Benchmarks in Shanghai, Tokyo, Seoul and Hong Kong all retreated. Sydney was little-changed.

US stocks fell despite data showing Chinese gross domestic product growth held steady in the latest quarter in the face of a tariff war with Washington and consumer spending accelerated.

Wall Street's slide was led by health care stocks. Investors fear the potential impact on profits from reform ideas being discussed in Washington and on the presidential campaign trail.
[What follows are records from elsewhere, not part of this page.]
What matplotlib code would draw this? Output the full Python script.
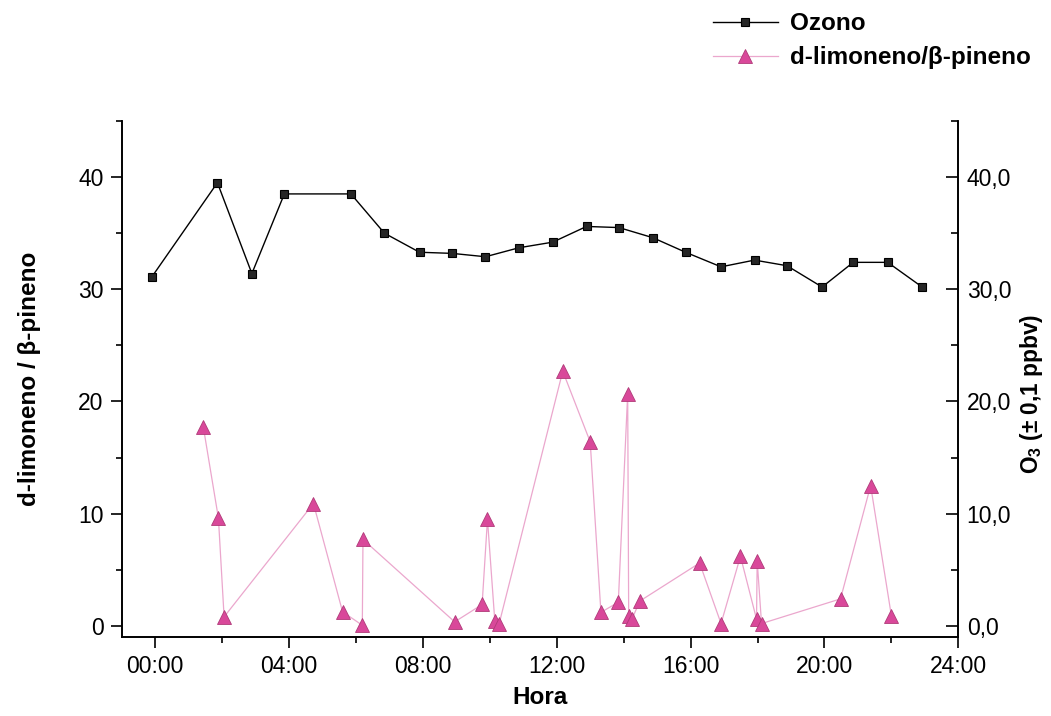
import matplotlib
matplotlib.use("Agg")
import matplotlib.pyplot as plt
from matplotlib.ticker import MultipleLocator, FixedLocator

plt.rcParams['font.family'] = ['Liberation Sans', 'DejaVu Sans']
plt.rcParams['mathtext.fontset'] = 'custom'
plt.rcParams['mathtext.rm'] = 'Liberation Sans'
plt.rcParams['mathtext.bf'] = 'Liberation Sans:bold'

# ozone, roughly hourly (hours since 00:00)
hora_o3 = [-0.1, 1.86, 2.89, 3.86, 5.85, 6.85, 7.9, 8.87, 9.87, 10.87, 11.88,
           12.89, 13.86, 14.87, 15.85, 16.91, 17.91, 18.88, 19.93, 20.86, 21.89, 22.92]
ozono = [31.1, 39.5, 31.4, 38.5, 38.5, 35.0, 33.3, 33.2, 32.9, 33.7, 34.2,
         35.6, 35.5, 34.6, 33.3, 32.0, 32.6, 32.1, 30.2, 32.4, 32.4, 30.2]

# d-limonene / beta-pinene ratio
hora_ratio = [1.44, 1.89, 2.06, 4.73, 5.60, 6.19, 6.21, 8.95, 9.77, 9.93, 10.15, 10.28,
              12.18, 13.0, 13.32, 13.84, 14.12, 14.15, 14.25, 14.48,
              16.27, 16.91, 17.49, 17.97, 17.99, 18.12, 20.48, 21.38, 22.0]
ratio = [17.7, 9.6, 0.8, 10.9, 1.25, 0.05, 7.7, 0.35, 1.9, 9.5, 0.4, 0.2,
         22.7, 16.4, 1.2, 2.1, 20.7, 0.9, 0.6, 2.2,
         5.6, 0.2, 6.2, 0.6, 5.8, 0.2, 2.4, 12.5, 0.9]

hour_ticks = [0, 4, 8, 12, 16, 20, 24]
hour_labels = ['00:00', '04:00', '08:00', '12:00', '16:00', '20:00', '24:00']
o3_ticks = [0, 10, 20, 30, 40]
o3_labels = ['0,0', '10,0', '20,0', '30,0', '40,0']

fig = plt.figure(figsize=(10.51, 7.16), dpi=100)
ax = fig.add_axes([0.1158, 0.1103, 0.796, 0.7207])
ax2 = ax.twinx()

l_ratio, = ax.plot(hora_ratio, ratio, color='#eba7cd', lw=0.9, marker='^', ms=10.5,
                   mfc='#d9489a', mec='#b03a78', mew=0.6, label='d-limoneno/β-pineno')
l_o3, = ax2.plot(hora_o3, ozono, color='black', lw=1.0, marker='s', ms=6.2,
                 mfc='#262626', mec='black', mew=0.8, label='Ozono')

ax.set_xlim(-1, 24)
ax.set_ylim(-1, 45)
ax2.set_ylim(-1, 45)

for a in (ax, ax2):
    a.spines['top'].set_visible(False)
    for s in ('left', 'right', 'bottom'):
        a.spines[s].set_linewidth(1.2)

ax.xaxis.set_major_locator(FixedLocator(hour_ticks))
ax.set_xticklabels(hour_labels)
ax.xaxis.set_minor_locator(MultipleLocator(2))
ax.yaxis.set_major_locator(MultipleLocator(10))
ax.yaxis.set_minor_locator(MultipleLocator(5))
ax.tick_params(which='major', direction='out', length=8, width=1.2, labelsize=16.5, pad=5)
ax.tick_params(which='minor', direction='out', length=4, width=1.2)

ax2.yaxis.set_major_locator(FixedLocator(o3_ticks))
ax2.set_yticklabels(o3_labels)
ax2.yaxis.set_minor_locator(MultipleLocator(5))
ax2.tick_params(axis='y', which='major', direction='in', length=9, width=1.2, labelsize=16.5, pad=6)
ax2.tick_params(axis='y', which='minor', direction='in', length=5, width=1.2)

ax.set_xlabel('Hora', fontsize=17.5, fontweight='bold', labelpad=6)
ax.set_ylabel('d-limoneno / β-pineno', fontsize=17.5, fontweight='bold', labelpad=27)
ax2.set_ylabel('O$_\\mathbf{3}$ (± 0,1 ppbv)', fontsize=16.3, fontweight='bold')
ax2.yaxis.set_label_coords(1.071, 0.47)

fig.legend([l_o3, l_ratio], ['Ozono', 'd-limoneno/β-pineno'], loc='upper left',
           bbox_to_anchor=(0.678, 0.983), frameon=False,
           prop={'weight': 'bold', 'size': 17.5}, handlelength=2.7,
           handletextpad=0.5, labelspacing=0.45, borderaxespad=0, borderpad=0)

fig.savefig('out.png', dpi=100)
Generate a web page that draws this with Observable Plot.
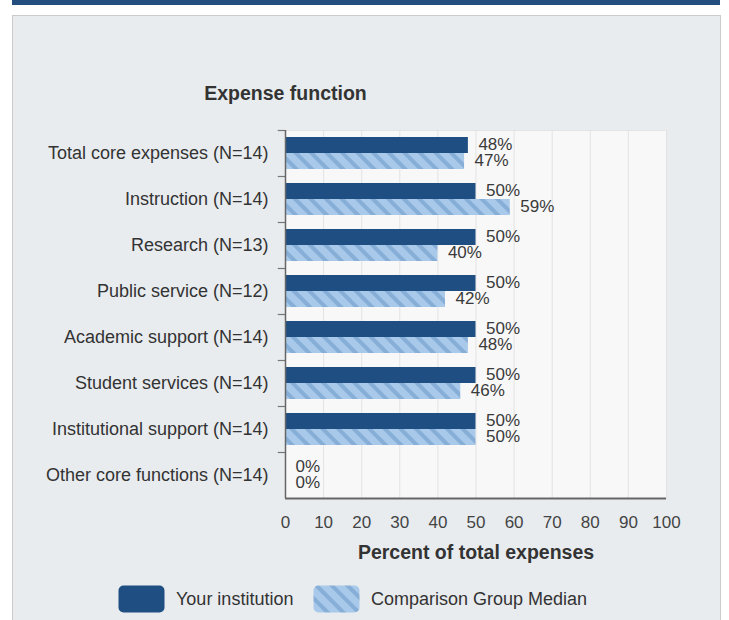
<!DOCTYPE html>
<html>
<head>
<meta charset="utf-8">
<script src="https://cdn.jsdelivr.net/npm/d3@7"></script>
<script src="https://cdn.jsdelivr.net/npm/@observablehq/plot@0.6"></script>
<style>
  html, body { margin: 0; padding: 0; background: #ffffff; }
  body { width: 729px; height: 620px; overflow: hidden; position: relative;
         font-family: "Liberation Sans", Arial, sans-serif; }
  #topband { position: absolute; left: 12px; top: 0; width: 708px; height: 5px; background: #234e7e; }
  #panel { position: absolute; left: 12px; top: 15px; width: 709px; height: 620px;
           background: #e8ecef; border: 1.5px solid #c9cbcd; box-sizing: border-box; }
  #chart { position: absolute; left: 0; top: 0; }
  .legend-item { position: absolute; top: 585px; height: 28px; display: flex; align-items: center; }
  .legend-item svg { display: block; }
  .legend-item span { font-size: 18px; color: #333; margin-left: 11px; white-space: nowrap; }
</style>
</head>
<body>
<div id="topband"></div>
<div id="panel"></div>
<div id="chart"></div>
<div id="legend"></div>
<script>
// ---- Data ----
const categories = [
  "Total core expenses (N=14)",
  "Instruction (N=14)",
  "Research (N=13)",
  "Public service (N=12)",
  "Academic support (N=14)",
  "Student services (N=14)",
  "Institutional support (N=14)",
  "Other core functions (N=14)"
];
const yourInstitution = [48, 50, 50, 50, 50, 50, 50, 0];
const groupMedian     = [47, 59, 40, 42, 48, 46, 50, 0];
const seriesNames = ["Your institution", "Comparison Group Median"];
const xTicks = [0, 10, 20, 30, 40, 50, 60, 70, 80, 90, 100];
const yTitle = "Expense function";
const xTitle = "Percent of total expenses";

const darkColor = "#1f4e82";
const hatchBase = "#a8c9e9";
const hatchStripe = "#86aed7";

const rows = categories.map((c, i) => ({category: c, yours: yourInstitution[i], median: groupMedian[i]}));

const svg = Plot.plot({
  width: 729,
  height: 570,
  marginLeft: 285,
  marginRight: 63,
  marginTop: 130,
  marginBottom: 72,
  style: {background: "transparent", fontFamily: "'Liberation Sans', Arial, sans-serif", color: "#333"},
  x: {domain: [0, 100]},
  y: {domain: categories, padding: 0},
  marks: [
    Plot.frame({fill: "#f8f8f8", stroke: "#e4e4e4"}),
    Plot.ruleX(xTicks, {stroke: "#e3e3e3", strokeWidth: 1}),
    Plot.barX(rows, {y: "category", x: "yours", fill: darkColor, insetTop: 7, insetBottom: 23}),
    Plot.barX(rows, {y: "category", x: "median", fill: "url(#hatch)", insetTop: 23, insetBottom: 7}),
    Plot.text(rows, {y: "category", x: "yours", text: d => d.yours + "%", dx: 10, dy: -9,
      textAnchor: "start", fontSize: 17, fill: "#3a3a3a"}),
    Plot.text(rows, {y: "category", x: "median", text: d => d.median + "%", dx: 10, dy: 7,
      textAnchor: "start", fontSize: 17, fill: "#3a3a3a"}),
    Plot.ruleY(categories, {y: d => d, x1: -1.9, x2: 0, dy: -23, stroke: "#777", strokeWidth: 1.2}),
    Plot.ruleY([categories[categories.length - 1]], {y: d => d, x1: 0, x2: 100, dy: 23, stroke: "#666", strokeWidth: 2}),
    Plot.ruleX([0], {stroke: "#666", strokeWidth: 1.5}),
    Plot.axisX(xTicks, {tickSize: 0, tickPadding: 17, fontSize: 17, label: null, fill: "#444"}),
    Plot.axisY({tickSize: 0, tickPadding: 17, fontSize: 18, label: null, fill: "#333"}),
    Plot.text([yTitle], {frameAnchor: "top-left", dy: -44, text: d => d, textAnchor: "middle",
      fontWeight: "bold", fontSize: 19.5, fill: "#333"}),
    Plot.text([xTitle], {frameAnchor: "bottom", dy: 60, text: d => d, textAnchor: "middle",
      fontWeight: "bold", fontSize: 19.5, fill: "#333"})
  ]
});

// hatch pattern definition
function addHatch(sel, id) {
  const defs = sel.insert("defs", ":first-child");
  const p = defs.append("pattern")
    .attr("id", id).attr("patternUnits", "userSpaceOnUse")
    .attr("width", 11).attr("height", 11)
    .attr("patternTransform", "rotate(-45)");
  p.append("rect").attr("width", 11).attr("height", 11).attr("fill", hatchBase);
  p.append("rect").attr("width", 4).attr("height", 11).attr("fill", hatchStripe);
}
addHatch(d3.select(svg), "hatch");
document.getElementById("chart").appendChild(svg);

// legend
const legend = d3.select("#legend");
const legendX = [118, 313];
seriesNames.forEach((name, i) => {
  const item = legend.append("div").attr("class", "legend-item").style("left", legendX[i] + "px");
  const s = item.append("svg").attr("width", 47).attr("height", 28);
  if (i === 1) addHatch(s, "hatchLegend");
  s.append("rect").attr("x", 0.5).attr("y", 0.5).attr("width", 46).attr("height", 27)
    .attr("rx", 5).attr("fill", i === 0 ? darkColor : "url(#hatchLegend)");
  item.append("span").text(name);
});
</script>
</body>
</html>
Qualcomm led gains in the technology sector. Intel climbed after pulling out of the smartphone modem market. T-Mobile and Sprint slumped on reports the Justice Department is questioning their proposed merger.

In Asia, the Shanghai Composite Index declined 0.4 per cent to 3,250.03 and Tokyo's Nikkei 225 lost 0.4 per cent to 22,177.75.

Hong Kong's Hang Seng shed 0.5 per cent to 29,972.74 and Seoul's Kospi retreated 0.9 per cent to 2,225.77.

Sydney's S&P-ASX 200 gained 2 points to 6,259.50. Benchmarks in Taiwan, New Zealand and Southeast Asia rose, reports AP.

On Wall Street, the benchmark S&P 500 fell 0.2 per cent to 2,900.45 and the Dow Jones Industrial Average lost less than 0.1 per cent to 26,449.54. The Nasdaq composite slid 0.1 per cent to 7,996.08.

American investors are poring over company results this week, focusing on profit and revenue outlooks. Analysts expect the first quarter results for S&P 500 companies overall to be the weakest in nearly three years.

Benchmark US crude lost 8 cents to $63.68 per barrel in electronic trading on the New York Mercantile Exchange. The contract fell 29 cents on Wednesday to close at $63.76.

Brent crude, used to price international oils, sank 19 cents to $71.43 per barrel in London. It declined 10 cents the previous session to $71.62.

The dollar declined to 111.94 yen from Wednesday's 112.05 yen. The euro edged down to $1.1295 from $1.1299.